_WHAT YOU ARE ASKED TO DO_
Extract the whole listing as it stands. Do not include the pictures.

▼▼▼

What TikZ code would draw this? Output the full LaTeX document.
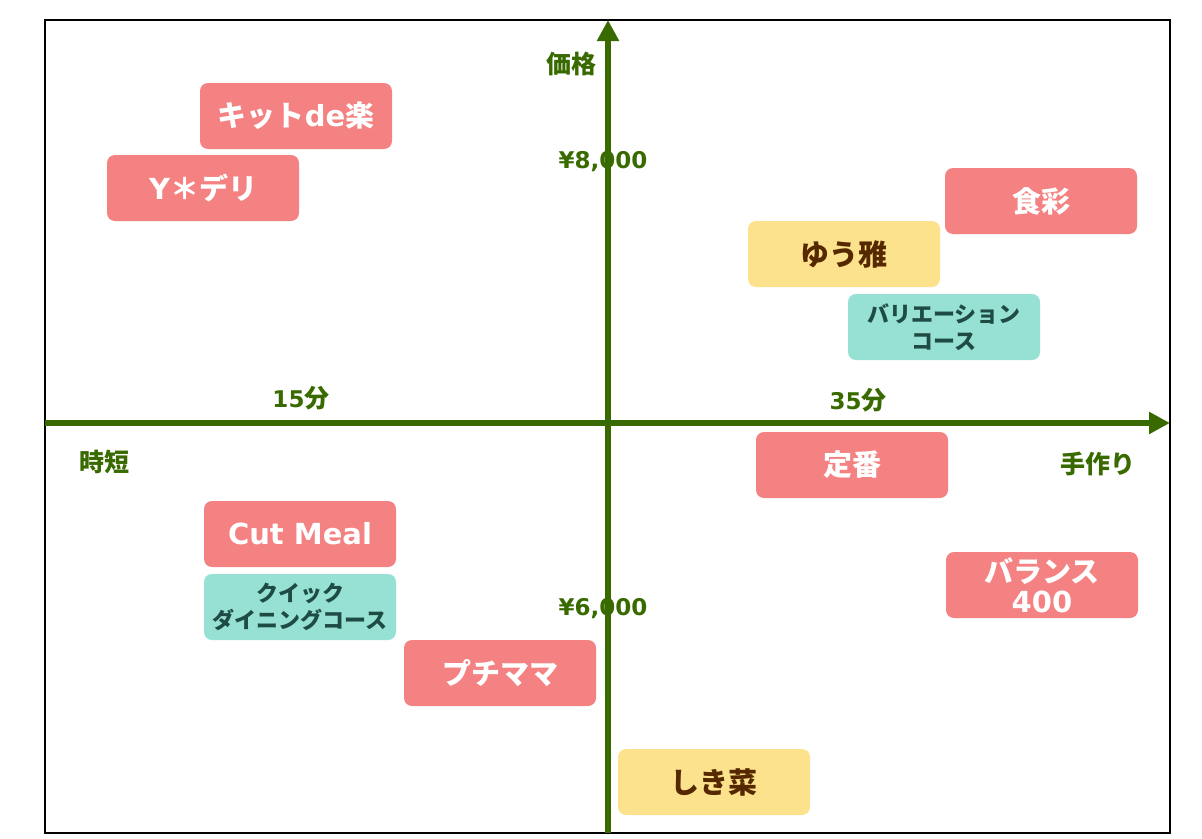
\documentclass[tikz,border=0pt]{standalone}
\usepackage{fontspec}
\setmainfont{Noto Sans CJK JP}
\newfontfamily\latfont{DejaVu Sans}
\usetikzlibrary{arrows.meta}
\definecolor{axisgreen}{HTML}{386A00}
\definecolor{boxpink}{HTML}{F48282}
\definecolor{boxyellow}{HTML}{FCE28C}
\definecolor{boxteal}{HTML}{96E1D4}
\definecolor{tealtext}{HTML}{1E4B44}
\definecolor{browntext}{HTML}{552800}
\tikzset{
  shopbox/.style={rounded corners=8pt, minimum width=192pt, minimum height=66pt,
    inner sep=0pt, align=center, font=\fontsize{29}{30}\selectfont\bfseries},
  pinkbox/.style={shopbox, fill=boxpink, text=white},
  yellowbox/.style={shopbox, fill=boxyellow, text=browntext},
  tealbox/.style={shopbox, fill=boxteal, text=tealtext,
    font=\fontsize{22}{27}\selectfont\bfseries},
  axislabel/.style={text=axisgreen, font=\fontsize{25}{27}\selectfont\bfseries}
}
\begin{document}
\begin{tikzpicture}[x=1pt,y=-1pt]
\useasboundingbox (0,0) rectangle (1202,838);
\draw[line width=2pt] (45,20) rectangle (1170,833);
% axes
\coordinate (xl) at (45,423);
\coordinate (xr) at (1170,423);
\coordinate (yb) at (608,833);
\coordinate (yt) at (608,20);
\draw[axisgreen, line width=6pt, -{Triangle[length=21pt,width=21pt]}] (xl) -- (xr);
\draw[axisgreen, line width=6pt, -{Triangle[length=21pt,width=21pt]}] (yb) -- (yt);
% axis labels
\node[axislabel] (price) at (571,64) {価格};
\node[axislabel] (p8000) at (603,162) {\latfont\fontsize{23}{27}\selectfont ¥8,000};
\node[axislabel] (p6000) at (603,609) {\latfont\fontsize{23}{27}\selectfont ¥6,000};
\node[axislabel] (m15) at (301,398) {{\latfont\fontsize{23}{27}\selectfont 15}分};
\node[axislabel] (m35) at (858,400) {{\latfont\fontsize{23}{27}\selectfont 35}分};
\node[axislabel] (short) at (104,462) {時短};
\node[axislabel] (hand) at (1098,464) {手作り};
% boxes
\node[pinkbox] (kit) at (296,116) {キット{\latfont de}楽};
\node[pinkbox] (ydeli) at (203,188) {{\latfont Y}＊デリ};
\node[pinkbox] (shokusai) at (1041,201) {食彩};
\node[yellowbox] (yuga) at (844,254) {ゆう雅};
\node[tealbox] (variation) at (944,327) {バリエーション\\コース};
\node[pinkbox] (teiban) at (852,465) {定番};
\node[pinkbox] (cutmeal) at (300,534) {\latfont Cut Meal};
\node[tealbox] (quick) at (300,607) {クイック\\ダイニングコース};
\node[pinkbox] (balance) at (1042,585) {バランス\\{\latfont 400}};
\node[pinkbox] (petit) at (500,673) {プチママ};
\node[yellowbox] (shikisai) at (714,782) {しき菜};
\end{tikzpicture}
\end{document}
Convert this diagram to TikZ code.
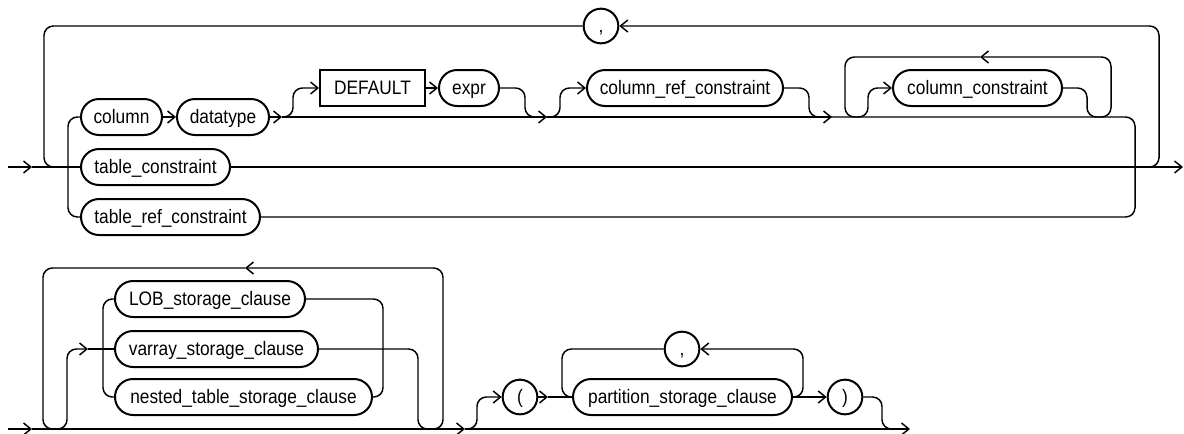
\documentclass[tikz,border=0pt]{standalone}
\usepackage{fontspec}
\setmainfont[FakeStretch=0.89]{Liberation Sans}
\usetikzlibrary{arrows.meta}
\tikzset{railbox/.style={draw,line width=1.5pt,rounded corners=13.5pt,minimum height=27pt,
 inner xsep=6pt,font=\fontsize{14.6pt}{17pt}\selectfont,text height=10.2pt,text depth=0.8pt},
 railline/.style={line width=1.1pt,rounded corners=7pt},
 railtip/.style={-{Straight Barb[length=5.5pt,width=9pt]}}}

\begin{document}
\begin{tikzpicture}[x=0.75pt,y=-0.75pt,w/.style={minimum width=#1*0.75pt},
 kw/.style={railbox,sharp corners},sym/.style={railbox,sharp corners,circle,minimum size=26pt,inner sep=0pt}]
\useasboundingbox (0,0) rectangle (1184,433);
% column definitions
\node[railbox,w=81] (col) at (121.5,117) {column};
\node[railbox,w=92] (dtype) at (223,117) {datatype};
\node[kw,w=105] (dflt) at (372.5,88) {DEFAULT};
\node[railbox,w=60] (expr) at (469,88) {expr};
\node[railbox,w=196] (cref) at (685,88) {column\_ref\_constraint};
\node[railbox,w=169] (ccons) at (977.5,88) {column\_constraint};
\node[railbox,w=149] (tcons) at (155.5,167) {table\_constraint};
\node[railbox,w=179] (trcons) at (170.5,217) {table\_ref\_constraint};
\node[sym] (comma1) at (601,26) {,};
\coordinate (in1) at (8,167);
\coordinate (a1) at (32,167);
\coordinate (out1) at (1183,167);
\coordinate (r1a) at (282,117);
\coordinate (r1b) at (547,117);
\coordinate (r1c) at (832,117);
\coordinate (cctop) at (980,57);
\coordinate (jr1) at (1140,167);
\coordinate (jl1) at (60,167);
\draw[railline,railtip] (in1) -- (a1);
\draw[railline] (a1) -- (tcons);
\draw[railline,railtip] (tcons) -- (out1);
\draw[railline,railtip] (jr1) -| (1159,26) -- (comma1);
\draw[railline] (comma1) -| (44,167) -- (jl1);
\draw[railline] (col) -| (68,217) -- (trcons);
\draw[railline,railtip] (col) -- (dtype);
\draw[railline,railtip] (dtype) -- (r1a);
\draw[railline,railtip] (r1a) -- (r1b);
\draw[railline,railtip] (r1b) -- (r1c);
\draw[railline] (r1c) -| (1135,217) -- (trcons);
\draw[railline,railtip] (r1a) -- ++(11,0) |- (dflt);
\draw[railline,railtip] (dflt) -- (expr);
\draw[railline] (expr) -| (525,117) -- (r1b);
\draw[railline,railtip] (r1b) -- ++(13,0) |- (cref);
\draw[railline] (cref) -| (809,117) -- (r1c);
\draw[railline,railtip] (ccons) -| (1087,117) -| (1111,57) -- (cctop);
\draw[railline,railtip] (cctop) -| (845,117) -- (868,117) |- (ccons);
% storage clauses
\node[railbox,w=190] (lob) at (210,299) {LOB\_storage\_clause};
\node[railbox,w=203] (varr) at (216.5,349) {varray\_storage\_clause};
\node[railbox,w=257] (nest) at (243.5,397) {nested\_table\_storage\_clause};
\node[sym] (lpar) at (520,397) {(};
\node[railbox,w=219] (psc) at (682.5,397) {partition\_storage\_clause};
\node[sym] (comma2) at (682,349) {,};
\node[sym] (rpar) at (845,397) {)};
\coordinate (in2) at (8,429);
\coordinate (a2) at (32,429);
\coordinate (b2) at (465,429);
\coordinate (out2) at (910,429);
\coordinate (va) at (88,349);
\coordinate (lptop) at (245,268);
\coordinate (pa) at (548,397);
\coordinate (j2) at (895,429);
\draw[railline,railtip] (in2) -- (a2);
\draw[railline,railtip] (a2) -- (b2);
\draw[railline,railtip] (b2) -- (out2);
\draw[railline,railtip] (lptop) -| (43,429) -- (67,429) |- (va);
\draw[railline] (va) -- (varr);
\draw[railline,railtip] (varr) -| (418,429) -| (443,268) -- (lptop);
\draw[railline] (lob) -| (103,397) -- (nest);
\draw[railline] (lob) -| (383,397) -- (nest);
\draw[railline,railtip] (b2) -- ++(12,0) |- (lpar);
\draw[railline,railtip] (lpar) -- (pa);
\draw[railline] (pa) -- (psc);
\draw[railline,railtip] (psc) -| (803,349) -- (comma2);
\draw[railline] (comma2) -| (562,397) -- (psc);
\draw[railline,railtip] (psc) -- (rpar);
\draw[railline] (rpar) -| (882,429) -- (j2);
\end{tikzpicture}
\end{document}
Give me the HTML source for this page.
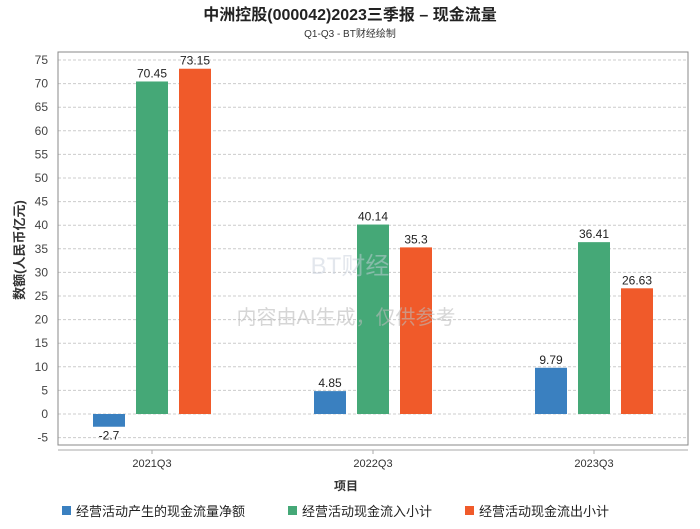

▲▲▲

_WRITTEN SOLUTION_
What TikZ code would draw this? Output the full LaTeX document.
\documentclass[tikz,border=0pt]{standalone}
\usepackage{fontspec}
\setmainfont{Noto Sans CJK JP}
\newfontfamily\latfont{DejaVu Sans}
\usetikzlibrary{arrows.meta}
\definecolor{axisgreen}{HTML}{386A00}
\definecolor{boxpink}{HTML}{F48282}
\definecolor{boxyellow}{HTML}{FCE28C}
\definecolor{boxteal}{HTML}{96E1D4}
\definecolor{tealtext}{HTML}{1E4B44}
\definecolor{browntext}{HTML}{552800}
\tikzset{
  shopbox/.style={rounded corners=8pt, minimum width=192pt, minimum height=66pt,
    inner sep=0pt, align=center, font=\fontsize{29}{30}\selectfont\bfseries},
  pinkbox/.style={shopbox, fill=boxpink, text=white},
  yellowbox/.style={shopbox, fill=boxyellow, text=browntext},
  tealbox/.style={shopbox, fill=boxteal, text=tealtext,
    font=\fontsize{22}{27}\selectfont\bfseries},
  axislabel/.style={text=axisgreen, font=\fontsize{25}{27}\selectfont\bfseries}
}
\begin{document}
\begin{tikzpicture}[x=1pt,y=-1pt]
\useasboundingbox (0,0) rectangle (1202,838);
\draw[line width=2pt] (45,20) rectangle (1170,833);
% axes
\coordinate (xl) at (45,423);
\coordinate (xr) at (1170,423);
\coordinate (yb) at (608,833);
\coordinate (yt) at (608,20);
\draw[axisgreen, line width=6pt, -{Triangle[length=21pt,width=21pt]}] (xl) -- (xr);
\draw[axisgreen, line width=6pt, -{Triangle[length=21pt,width=21pt]}] (yb) -- (yt);
% axis labels
\node[axislabel] (price) at (571,64) {価格};
\node[axislabel] (p8000) at (603,162) {\latfont\fontsize{23}{27}\selectfont ¥8,000};
\node[axislabel] (p6000) at (603,609) {\latfont\fontsize{23}{27}\selectfont ¥6,000};
\node[axislabel] (m15) at (301,398) {{\latfont\fontsize{23}{27}\selectfont 15}分};
\node[axislabel] (m35) at (858,400) {{\latfont\fontsize{23}{27}\selectfont 35}分};
\node[axislabel] (short) at (104,462) {時短};
\node[axislabel] (hand) at (1098,464) {手作り};
% boxes
\node[pinkbox] (kit) at (296,116) {キット{\latfont de}楽};
\node[pinkbox] (ydeli) at (203,188) {{\latfont Y}＊デリ};
\node[pinkbox] (shokusai) at (1041,201) {食彩};
\node[yellowbox] (yuga) at (844,254) {ゆう雅};
\node[tealbox] (variation) at (944,327) {バリエーション\\コース};
\node[pinkbox] (teiban) at (852,465) {定番};
\node[pinkbox] (cutmeal) at (300,534) {\latfont Cut Meal};
\node[tealbox] (quick) at (300,607) {クイック\\ダイニングコース};
\node[pinkbox] (balance) at (1042,585) {バランス\\{\latfont 400}};
\node[pinkbox] (petit) at (500,673) {プチママ};
\node[yellowbox] (shikisai) at (714,782) {しき菜};
\end{tikzpicture}
\end{document}
Convert this diagram to TikZ code.
\documentclass[tikz,border=0pt]{standalone}
\usepackage{fontspec}
\setmainfont[FakeStretch=0.89]{Liberation Sans}
\usetikzlibrary{arrows.meta}
\tikzset{railbox/.style={draw,line width=1.5pt,rounded corners=13.5pt,minimum height=27pt,
 inner xsep=6pt,font=\fontsize{14.6pt}{17pt}\selectfont,text height=10.2pt,text depth=0.8pt},
 railline/.style={line width=1.1pt,rounded corners=7pt},
 railtip/.style={-{Straight Barb[length=5.5pt,width=9pt]}}}

\begin{document}
\begin{tikzpicture}[x=0.75pt,y=-0.75pt,w/.style={minimum width=#1*0.75pt},
 kw/.style={railbox,sharp corners},sym/.style={railbox,sharp corners,circle,minimum size=26pt,inner sep=0pt}]
\useasboundingbox (0,0) rectangle (1184,433);
% column definitions
\node[railbox,w=81] (col) at (121.5,117) {column};
\node[railbox,w=92] (dtype) at (223,117) {datatype};
\node[kw,w=105] (dflt) at (372.5,88) {DEFAULT};
\node[railbox,w=60] (expr) at (469,88) {expr};
\node[railbox,w=196] (cref) at (685,88) {column\_ref\_constraint};
\node[railbox,w=169] (ccons) at (977.5,88) {column\_constraint};
\node[railbox,w=149] (tcons) at (155.5,167) {table\_constraint};
\node[railbox,w=179] (trcons) at (170.5,217) {table\_ref\_constraint};
\node[sym] (comma1) at (601,26) {,};
\coordinate (in1) at (8,167);
\coordinate (a1) at (32,167);
\coordinate (out1) at (1183,167);
\coordinate (r1a) at (282,117);
\coordinate (r1b) at (547,117);
\coordinate (r1c) at (832,117);
\coordinate (cctop) at (980,57);
\coordinate (jr1) at (1140,167);
\coordinate (jl1) at (60,167);
\draw[railline,railtip] (in1) -- (a1);
\draw[railline] (a1) -- (tcons);
\draw[railline,railtip] (tcons) -- (out1);
\draw[railline,railtip] (jr1) -| (1159,26) -- (comma1);
\draw[railline] (comma1) -| (44,167) -- (jl1);
\draw[railline] (col) -| (68,217) -- (trcons);
\draw[railline,railtip] (col) -- (dtype);
\draw[railline,railtip] (dtype) -- (r1a);
\draw[railline,railtip] (r1a) -- (r1b);
\draw[railline,railtip] (r1b) -- (r1c);
\draw[railline] (r1c) -| (1135,217) -- (trcons);
\draw[railline,railtip] (r1a) -- ++(11,0) |- (dflt);
\draw[railline,railtip] (dflt) -- (expr);
\draw[railline] (expr) -| (525,117) -- (r1b);
\draw[railline,railtip] (r1b) -- ++(13,0) |- (cref);
\draw[railline] (cref) -| (809,117) -- (r1c);
\draw[railline,railtip] (ccons) -| (1087,117) -| (1111,57) -- (cctop);
\draw[railline,railtip] (cctop) -| (845,117) -- (868,117) |- (ccons);
% storage clauses
\node[railbox,w=190] (lob) at (210,299) {LOB\_storage\_clause};
\node[railbox,w=203] (varr) at (216.5,349) {varray\_storage\_clause};
\node[railbox,w=257] (nest) at (243.5,397) {nested\_table\_storage\_clause};
\node[sym] (lpar) at (520,397) {(};
\node[railbox,w=219] (psc) at (682.5,397) {partition\_storage\_clause};
\node[sym] (comma2) at (682,349) {,};
\node[sym] (rpar) at (845,397) {)};
\coordinate (in2) at (8,429);
\coordinate (a2) at (32,429);
\coordinate (b2) at (465,429);
\coordinate (out2) at (910,429);
\coordinate (va) at (88,349);
\coordinate (lptop) at (245,268);
\coordinate (pa) at (548,397);
\coordinate (j2) at (895,429);
\draw[railline,railtip] (in2) -- (a2);
\draw[railline,railtip] (a2) -- (b2);
\draw[railline,railtip] (b2) -- (out2);
\draw[railline,railtip] (lptop) -| (43,429) -- (67,429) |- (va);
\draw[railline] (va) -- (varr);
\draw[railline,railtip] (varr) -| (418,429) -| (443,268) -- (lptop);
\draw[railline] (lob) -| (103,397) -- (nest);
\draw[railline] (lob) -| (383,397) -- (nest);
\draw[railline,railtip] (b2) -- ++(12,0) |- (lpar);
\draw[railline,railtip] (lpar) -- (pa);
\draw[railline] (pa) -- (psc);
\draw[railline,railtip] (psc) -| (803,349) -- (comma2);
\draw[railline] (comma2) -| (562,397) -- (psc);
\draw[railline,railtip] (psc) -- (rpar);
\draw[railline] (rpar) -| (882,429) -- (j2);
\end{tikzpicture}
\end{document}
Give me the HTML source for this page.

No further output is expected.